For this little section of track as the weeds grew back the bad behavior returned.
There almost seems to be a measurable correlation between the height of weeds and frequency and severity of poor behavior (wonder what that equation looks like).
Watching the space fall back into despair I started thinking of what could be a permanent fix. The most desired solution would be a formal bike path (similar to the Bethany Curve Path). Thousands of miles of tracks around the country have been turned into bike trails. This section is a prime candidate. I am a full supporter of the Rails to Trails. My home town of Redmond, Washington did the same thing 20 years ago. But for some reason it looks to be years away for Santa Cruz.
One section of the tracks that has remained open, safe and usable is behind Kelly’s French Bakery. They laid down a bunch of mulch that seems to be keeping the weeds down. Without weeds it’s a family friendly space for people to park and walk their dogs. Maybe that’s why the inaugural train ride celebrating the purchase of the tracks started there.
During the winter, on a cold misty day, I walked the tracks with David Terrazas and Pamela Comstock. We talked about the need to cut the overgrowth back down and how it would be nice if all is was all as open and safe as it was behind Kelly’s.
Late 2012 I personally cleaned the tracks and David T. got the city to fund a cut down.
With the overgrowth gone – the demographics of who uses this space and the corresponding behaviors changes dramatically. It goes from single white men congregating, drinking, doing drugs, and polluting – to single women, kids, and families riding their bikes, walking their dogs, and using it as a safe shortcut to New Leaf and Kelly’s French Bakery.
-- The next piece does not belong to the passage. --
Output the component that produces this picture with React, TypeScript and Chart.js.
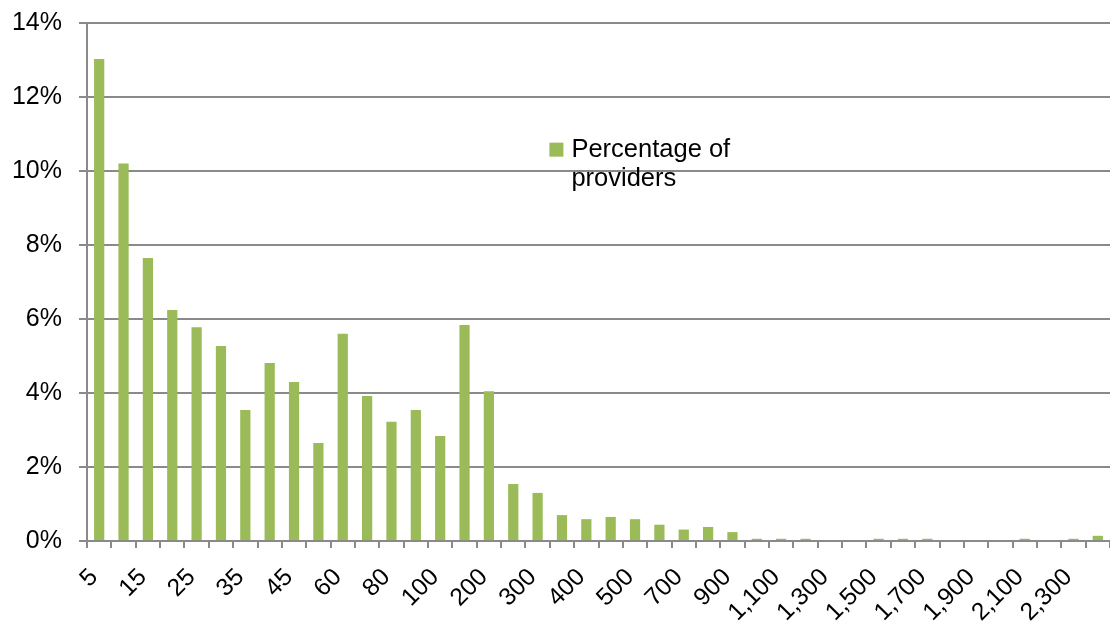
import React, { useEffect, useRef } from "react";
import { Chart, registerables } from "chart.js";

Chart.register(...registerables);

// Size bands (number of items) and the share of providers in each band
const categories: string[] = [
  "5", "10", "15", "20", "25", "30", "35", "40", "45", "50",
  "60", "70", "80", "90", "100", "150", "200", "250", "300", "350",
  "400", "450", "500", "600", "700", "800", "900", "1,000", "1,100", "1,200",
  "1,300", "1,400", "1,500", "1,600", "1,700", "1,800", "1,900", "2,000", "2,100", "2,200",
  "2,300", "2,400",
];

const percentageOfProviders: number[] = [
  13.03, 10.2, 7.65, 6.24, 5.78, 5.27, 3.54, 4.81, 4.3, 2.65,
  5.6, 3.92, 3.22, 3.54, 2.84, 5.84, 4.05, 1.54, 1.3, 0.7,
  0.59, 0.65, 0.59, 0.44, 0.31, 0.38, 0.24, 0.06, 0.06, 0.06,
  0, 0, 0.06, 0.06, 0.06, 0, 0, 0, 0.06, 0,
  0.06, 0.14,
];

const yTicks: number[] = [0, 2, 4, 6, 8, 10, 12, 14];

const seriesName: string[] = ["Percentage of", "providers"];

const BAR_COLOR = "#9BBB59";
const LINE_COLOR = "#8a8a8a";
const FONT = "'Liberation Sans', Arial, sans-serif";

// Legend drawn inside the plot area, text wrapped over two lines
const insideLegend = {
  id: "insideLegend",
  afterDraw(chart: any) {
    const { ctx, chartArea } = chart;
    const x = chartArea.left + (chartArea.right - chartArea.left) * 0.452;
    const y = chartArea.top + (chartArea.bottom - chartArea.top) * 0.231;
    ctx.save();
    ctx.fillStyle = BAR_COLOR;
    ctx.fillRect(x, y, 14, 14);
    ctx.fillStyle = "#000";
    ctx.font = `25.5px ${FONT}`;
    ctx.textAlign = "left";
    ctx.textBaseline = "alphabetic";
    seriesName.forEach((line, i) => {
      ctx.fillText(line, x + 22, y + 14 + i * 29);
    });
    ctx.restore();
  },
};

export default function App() {
  const canvasRef = useRef<HTMLCanvasElement | null>(null);

  useEffect(() => {
    if (!canvasRef.current) return;
    const chart = new Chart(canvasRef.current, {
      type: "bar",
      data: {
        labels: categories,
        datasets: [
          {
            label: seriesName.join(" "),
            data: percentageOfProviders,
            backgroundColor: BAR_COLOR,
            borderWidth: 0,
            barPercentage: 0.42,
            categoryPercentage: 1,
          },
        ],
      },
      options: {
        animation: false,
        responsive: true,
        maintainAspectRatio: false,
        layout: { padding: { top: 23, left: 0, right: 0, bottom: 0 } },
        plugins: {
          legend: { display: false },
          tooltip: { enabled: false },
        },
        scales: {
          x: {
            grid: {
              offset: true,
              drawOnChartArea: false,
              drawTicks: true,
              tickLength: 7,
              color: LINE_COLOR,
              lineWidth: 2,
            },
            border: { display: true, color: LINE_COLOR, width: 2 },
            ticks: {
              autoSkip: false,
              minRotation: 45,
              maxRotation: 45,
              padding: 15,
              labelOffset: -5,
              color: "#000",
              font: { family: FONT, size: 24.5 },
              callback: (_v: any, i: number) => (i % 2 === 0 ? categories[i] : ""),
            },
            afterFit: (scale: any) => {
              scale.height = 84;
              scale.paddingLeft = 0;
              scale.paddingRight = 0;
            },
          },
          y: {
            min: yTicks[0],
            max: yTicks[yTicks.length - 1],
            afterBuildTicks: (scale: any) => {
              scale.ticks = yTicks.map((v) => ({ value: v }));
            },
            grid: {
              color: LINE_COLOR,
              lineWidth: 2,
              drawTicks: true,
              tickLength: 8,
            },
            border: { display: true, color: LINE_COLOR, width: 2 },
            ticks: {
              padding: 17,
              color: "#000",
              font: { family: FONT, size: 25 },
              callback: (v: any) => `${v}%`,
            },
            afterFit: (scale: any) => {
              scale.width = 87;
              scale.paddingTop = 0;
              scale.paddingBottom = 0;
            },
          },
        },
      },
      plugins: [insideLegend],
    });
    return () => chart.destroy();
  }, []);

  return (
    <div style={{ position: "absolute", left: 0, top: 0, width: 1110, height: 625, background: "#fff" }}>
      <canvas ref={canvasRef} />
    </div>
  );
}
As the life giving forces of spring came the invasive weeds took full advantage and started growing back. And just like it was part of nature (which it probably is) the bad behavior returned.
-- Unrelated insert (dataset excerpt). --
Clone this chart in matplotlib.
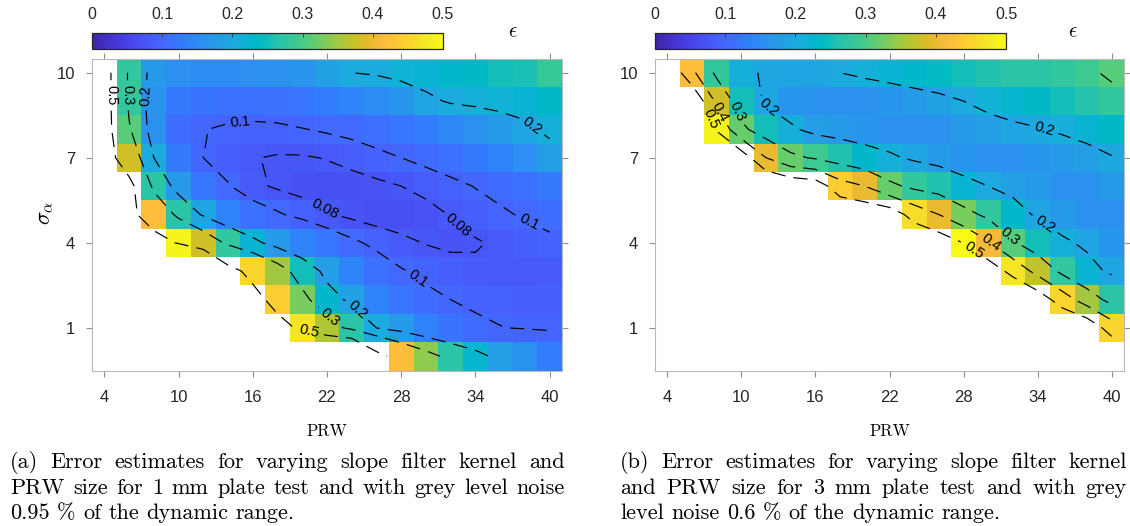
import numpy as np
import matplotlib
matplotlib.use('Agg')
import matplotlib.pyplot as plt
from matplotlib.colors import LinearSegmentedColormap

plt.rcParams['font.family'] = ['Liberation Sans', 'DejaVu Sans']
plt.rcParams['mathtext.fontset'] = 'cm'

# dados (linhas de sigma=10 ate sigma=0)
prw = [4, 6, 8, 10, 12, 14, 16, 18, 20, 22, 24, 26, 28, 30, 32, 34, 36, 38, 40]
sigma = [10, 9, 8, 7, 6, 5, 4, 3, 2, 1, 0]

# celulas brancas = erro acima de 0.5 (fora da escala)
eps_1mm = [
    [0.58, 0.28, 0.17, 0.155, 0.15, 0.15, 0.155, 0.16, 0.165, 0.185, 0.20, 0.205, 0.215, 0.22, 0.23, 0.235, 0.25, 0.255, 0.285],
    [0.58, 0.28, 0.16, 0.125, 0.118, 0.115, 0.115, 0.117, 0.12, 0.13, 0.14, 0.15, 0.165, 0.19, 0.205, 0.21, 0.215, 0.22, 0.235],
    [0.58, 0.31, 0.16, 0.11, 0.101, 0.096, 0.094, 0.095, 0.099, 0.103, 0.107, 0.112, 0.12, 0.13, 0.145, 0.16, 0.175, 0.19, 0.21],
    [0.60, 0.38, 0.20, 0.125, 0.10, 0.088, 0.081, 0.078, 0.078, 0.081, 0.087, 0.094, 0.10, 0.107, 0.115, 0.125, 0.135, 0.155, 0.18],
    [0.90, 0.56, 0.27, 0.17, 0.12, 0.102, 0.085, 0.077, 0.072, 0.07, 0.071, 0.075, 0.08, 0.086, 0.093, 0.101, 0.108, 0.115, 0.125],
    [0.90, 0.54, 0.42, 0.27, 0.19, 0.14, 0.115, 0.103, 0.092, 0.082, 0.075, 0.07, 0.069, 0.073, 0.081, 0.089, 0.096, 0.103, 0.11],
    [0.90, 0.90, 0.56, 0.49, 0.38, 0.28, 0.22, 0.17, 0.14, 0.12, 0.105, 0.094, 0.085, 0.079, 0.076, 0.078, 0.083, 0.088, 0.094],
    [0.90, 0.90, 0.90, 0.90, 0.90, 0.56, 0.45, 0.35, 0.25, 0.18, 0.14, 0.115, 0.102, 0.094, 0.088, 0.084, 0.083, 0.083, 0.084],
    [0.90, 0.90, 0.90, 0.90, 0.90, 0.90, 0.56, 0.44, 0.33, 0.23, 0.185, 0.14, 0.12, 0.107, 0.10, 0.094, 0.09, 0.088, 0.088],
    [0.90, 0.90, 0.90, 0.90, 0.90, 0.90, 0.90, 0.56, 0.47, 0.36, 0.27, 0.20, 0.17, 0.135, 0.118, 0.107, 0.101, 0.098, 0.097],
    [0.90, 0.90, 0.90, 0.90, 0.90, 0.90, 0.90, 0.90, 0.90, 0.90, 0.90, 0.56, 0.42, 0.34, 0.27, 0.225, 0.18, 0.16, 0.13],
]

eps_3mm = [
    [0.60, 0.42, 0.28, 0.21, 0.195, 0.19, 0.19, 0.20, 0.21, 0.22, 0.23, 0.24, 0.25, 0.26, 0.27, 0.27, 0.28, 0.29, 0.31],
    [0.70, 0.60, 0.38, 0.25, 0.19, 0.165, 0.16, 0.16, 0.16, 0.165, 0.175, 0.185, 0.20, 0.215, 0.225, 0.235, 0.25, 0.265, 0.28],
    [0.80, 0.65, 0.49, 0.32, 0.25, 0.21, 0.18, 0.17, 0.165, 0.16, 0.16, 0.16, 0.17, 0.18, 0.19, 0.197, 0.207, 0.22, 0.235],
    [0.90, 0.80, 0.65, 0.56, 0.40, 0.32, 0.29, 0.26, 0.23, 0.21, 0.19, 0.175, 0.165, 0.16, 0.16, 0.165, 0.17, 0.18, 0.197],
    [0.90, 0.90, 0.80, 0.70, 0.62, 0.58, 0.56, 0.44, 0.40, 0.32, 0.28, 0.26, 0.22, 0.20, 0.18, 0.17, 0.16, 0.16, 0.17],
    [0.90, 0.90, 0.90, 0.90, 0.80, 0.70, 0.65, 0.60, 0.58, 0.56, 0.46, 0.40, 0.33, 0.28, 0.23, 0.19, 0.17, 0.16, 0.16],
    [0.90, 0.90, 0.90, 0.90, 0.90, 0.90, 0.90, 0.80, 0.70, 0.65, 0.60, 0.56, 0.498, 0.41, 0.31, 0.25, 0.21, 0.19, 0.165],
    [0.90, 0.90, 0.90, 0.90, 0.90, 0.90, 0.90, 0.90, 0.90, 0.90, 0.80, 0.70, 0.62, 0.56, 0.47, 0.37, 0.28, 0.22, 0.19],
    [0.90, 0.90, 0.90, 0.90, 0.90, 0.90, 0.90, 0.90, 0.90, 0.90, 0.90, 0.90, 0.80, 0.70, 0.62, 0.56, 0.45, 0.35, 0.27],
    [0.90, 0.90, 0.90, 0.90, 0.90, 0.90, 0.90, 0.90, 0.90, 0.90, 0.90, 0.90, 0.90, 0.90, 0.80, 0.70, 0.62, 0.58, 0.45],
    [0.90, 0.90, 0.90, 0.90, 0.90, 0.90, 0.90, 0.90, 0.90, 0.90, 0.90, 0.90, 0.90, 0.90, 0.90, 0.90, 0.80, 0.70, 0.62],
]

niveis_1mm = [0.08, 0.1, 0.2, 0.3, 0.5]
niveis_3mm = [0.2, 0.3, 0.4, 0.5]

# onde ficam os rotulos das curvas
rotulos_1mm = [(4.5, 9.2), (20.5, 0.8),
               (5.9, 9.2), (22.3, 1.4),
               (7.5, 9.2), (38.0, 7.8), (24.6, 1.7),
               (15.0, 8.1), (38.3, 4.7), (29.3, 2.7),
               (21.8, 5.2), (32.4, 4.5)]
rotulos_3mm = [(7.2, 8.3), (28.9, 3.8),
               (7.8, 8.5), (30.0, 3.9),
               (9.5, 8.6), (31.5, 4.1),
               (12.3, 8.8), (34.5, 8.0), (34.5, 4.6)]

xticks = [4, 10, 16, 22, 28, 34, 40]
yticks = [1, 4, 7, 10]
cb_ticks = [0, 0.1, 0.2, 0.3, 0.4, 0.5]
cb_labels = ['0', '0.1', '0.2', '0.3', '0.4', '0.5']

legenda_a = ["(a) Error estimates for varying slope filter kernel and",
             "PRW size for 1 mm plate test and with grey level noise",
             "0.95 % of the dynamic range."]
legenda_b = ["(b) Error estimates for varying slope filter kernel",
             "and PRW size for 3 mm plate test and with grey",
             "level noise 0.6 % of the dynamic range."]

# parula (64 cores)
parula_cores = [
    [0.2422, 0.1504, 0.6603], [0.2504, 0.1650, 0.7076], [0.2578, 0.1818, 0.7511], [0.2647, 0.1978, 0.7952],
    [0.2706, 0.2147, 0.8364], [0.2751, 0.2342, 0.8710], [0.2783, 0.2559, 0.8991], [0.2803, 0.2782, 0.9221],
    [0.2813, 0.3006, 0.9414], [0.2810, 0.3228, 0.9579], [0.2795, 0.3447, 0.9717], [0.2760, 0.3667, 0.9829],
    [0.2699, 0.3892, 0.9906], [0.2602, 0.4123, 0.9952], [0.2440, 0.4358, 0.9988], [0.2206, 0.4603, 0.9973],
    [0.1963, 0.4847, 0.9892], [0.1834, 0.5074, 0.9798], [0.1786, 0.5289, 0.9682], [0.1764, 0.5499, 0.9520],
    [0.1687, 0.5703, 0.9359], [0.1540, 0.5902, 0.9218], [0.1460, 0.6091, 0.9079], [0.1380, 0.6276, 0.8973],
    [0.1248, 0.6459, 0.8883], [0.1113, 0.6635, 0.8763], [0.0952, 0.6798, 0.8598], [0.0689, 0.6948, 0.8394],
    [0.0297, 0.7082, 0.8163], [0.0036, 0.7203, 0.7917], [0.0067, 0.7312, 0.7660], [0.0433, 0.7411, 0.7394],
    [0.0964, 0.7500, 0.7120], [0.1408, 0.7584, 0.6842], [0.1717, 0.7670, 0.6554], [0.1938, 0.7758, 0.6251],
    [0.2161, 0.7843, 0.5923], [0.2470, 0.7918, 0.5567], [0.2906, 0.7973, 0.5188], [0.3406, 0.8008, 0.4789],
    [0.3909, 0.8029, 0.4354], [0.4456, 0.8024, 0.3909], [0.5044, 0.7993, 0.3480], [0.5616, 0.7942, 0.3045],
    [0.6174, 0.7876, 0.2612], [0.6720, 0.7793, 0.2227], [0.7242, 0.7698, 0.1910], [0.7738, 0.7598, 0.1646],
    [0.8203, 0.7498, 0.1535], [0.8634, 0.7406, 0.1596], [0.9035, 0.7330, 0.1774], [0.9393, 0.7288, 0.2100],
    [0.9728, 0.7298, 0.2394], [0.9956, 0.7434, 0.2371], [0.9970, 0.7659, 0.2199], [0.9952, 0.7893, 0.2028],
    [0.9892, 0.8136, 0.1885], [0.9786, 0.8386, 0.1766], [0.9676, 0.8639, 0.1643], [0.9610, 0.8890, 0.1537],
    [0.9597, 0.9135, 0.1423], [0.9628, 0.9373, 0.1265], [0.9691, 0.9606, 0.1064], [0.9769, 0.9839, 0.0805]]
parula = LinearSegmentedColormap.from_list('parula', parula_cores, N=256)

W, H = 1130, 526
fig = plt.figure(figsize=(W / 100, H / 100), dpi=100)


def caixa(x0, y0, x1, y1):
    # pixels -> fracao da figura
    return [x0 / W, 1 - y1 / H, (x1 - x0) / W, (y1 - y0) / H]


def GerarPainel(ax, cax, z, niveis, rotulos, eps_x, prw_x, ylabel):
    z = np.array(z)
    zm = np.ma.masked_where(z > 0.5, z)
    im = ax.pcolormesh(prw, sigma, zm, cmap=parula, vmin=0, vmax=0.5, shading='nearest')
    cs = ax.contour(prw, sigma, z, levels=niveis, colors='k', linewidths=0.85)
    cs.set_linestyle((0, (12, 7)))
    cs.clabel(manual=rotulos, inline=True, fmt='%g', fontsize=10.5)
    ax.set_xlim(3, 41)
    ax.set_ylim(-0.5, 10.5)
    ax.set_xticks(xticks)
    ax.set_yticks(yticks)
    ax.tick_params(direction='out', length=4, width=0.8, color='0.55', labelcolor='0.15',
                   labelsize=12, top=True, right=True)
    ax.tick_params(axis='x', pad=10)
    ax.tick_params(axis='y', pad=8)
    for s in ax.spines.values():
        s.set_color('0.72')
        s.set_linewidth(0.8)

    cb = fig.colorbar(im, cax=cax, orientation='horizontal', ticks=cb_ticks)
    cb.set_ticklabels(cb_labels)
    cax.xaxis.set_ticks_position('top')
    cax.tick_params(direction='in', length=3, width=0.6, color='0.2', labelsize=11.5,
                    labelcolor='0.15', pad=8)
    cb.outline.set_edgecolor('0.15')
    cb.outline.set_linewidth(0.9)

    fig.text(eps_x / W, 1 - 32 / H, r'$\epsilon$', fontsize=15, ha='center', va='center')
    fig.text(prw_x / W, 1 - 431 / H, 'PRW', family=['cmr10', 'DejaVu Serif'], fontsize=12,
             ha='center', va='center')
    if ylabel:
        fig.text(46 / W, 1 - 213 / H, r'$\sigma_\alpha$', fontsize=16, rotation=90,
                 ha='center', va='center')


def Legenda(linhas, x0, x1, ys, tam):
    # texto justificado como no LaTeX
    r = fig.canvas.get_renderer()
    espaco = 0.333 * tam * 100 / 72
    for i, (linha, y) in enumerate(zip(linhas, ys)):
        palavras = linha.split(' ')
        ts = [fig.text(0, 1 - y / H, p, family=['cmr10', 'DejaVu Serif'], fontsize=tam,
                       va='center', ha='left') for p in palavras]
        larg = [t.get_window_extent(r).width for t in ts]
        if i == len(linhas) - 1:
            gap = espaco
        else:
            gap = (x1 - x0 - sum(larg)) / (len(palavras) - 1)
        x = x0
        for t, w in zip(ts, larg):
            t.set_x(x / W)
            x += w + gap


ax1 = fig.add_axes(caixa(92, 58.5, 562, 370.5))
cax1 = fig.add_axes(caixa(92, 33, 443, 49))
ax2 = fig.add_axes(caixa(655, 58.5, 1124, 370.5))
cax2 = fig.add_axes(caixa(655, 33, 1006, 49))

GerarPainel(ax1, cax1, eps_1mm, niveis_1mm, rotulos_1mm, 513, 327, True)
GerarPainel(ax2, cax2, eps_3mm, niveis_3mm, rotulos_3mm, 1073, 890, False)

Legenda(legenda_a, 10, 565, [462, 488, 513], 16)
Legenda(legenda_b, 620, 1127, [462, 488, 513], 16)

fig.savefig('out.png', dpi=100)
Again David T. and I rallied. Wanting to move towards a more permanent fix we are trying to replicate the Kelly’s French Bakery success to the whole section (Almar to Swift). David T. funneled our requests for weed whacking and mulch through the appropriate city channels.
Then we put out calls for help. Take Back Santa Cruz, along with Garfield Neighbors, responded with conviction. About 20 people showed up with wheel barrows, pitchforks, trucks, and weed whackers. Special thanks to the four city council members who put in hours of labor (Hilary Bryant, Lynn Robinson, Pamela Comstock, and David Terrazas).
Until this track has a more permanent bike trail (worthy of it as a fantastic resource for the families of Santa Cruz)… mulch seems to be the option we have. And let me tell you it takes a lot of mulch. Stay tuned because we need more spreading.
We have learned a few things along the way. Amount of mulch required, how to distribute it more efficiently, and the amount of labor hours required. That cleaning is very temporary. That TBSC has an important voice that is heard. And we have a city, and leaders, who listen and are willing to help us make our city a better place.
With great appreciation… thank you!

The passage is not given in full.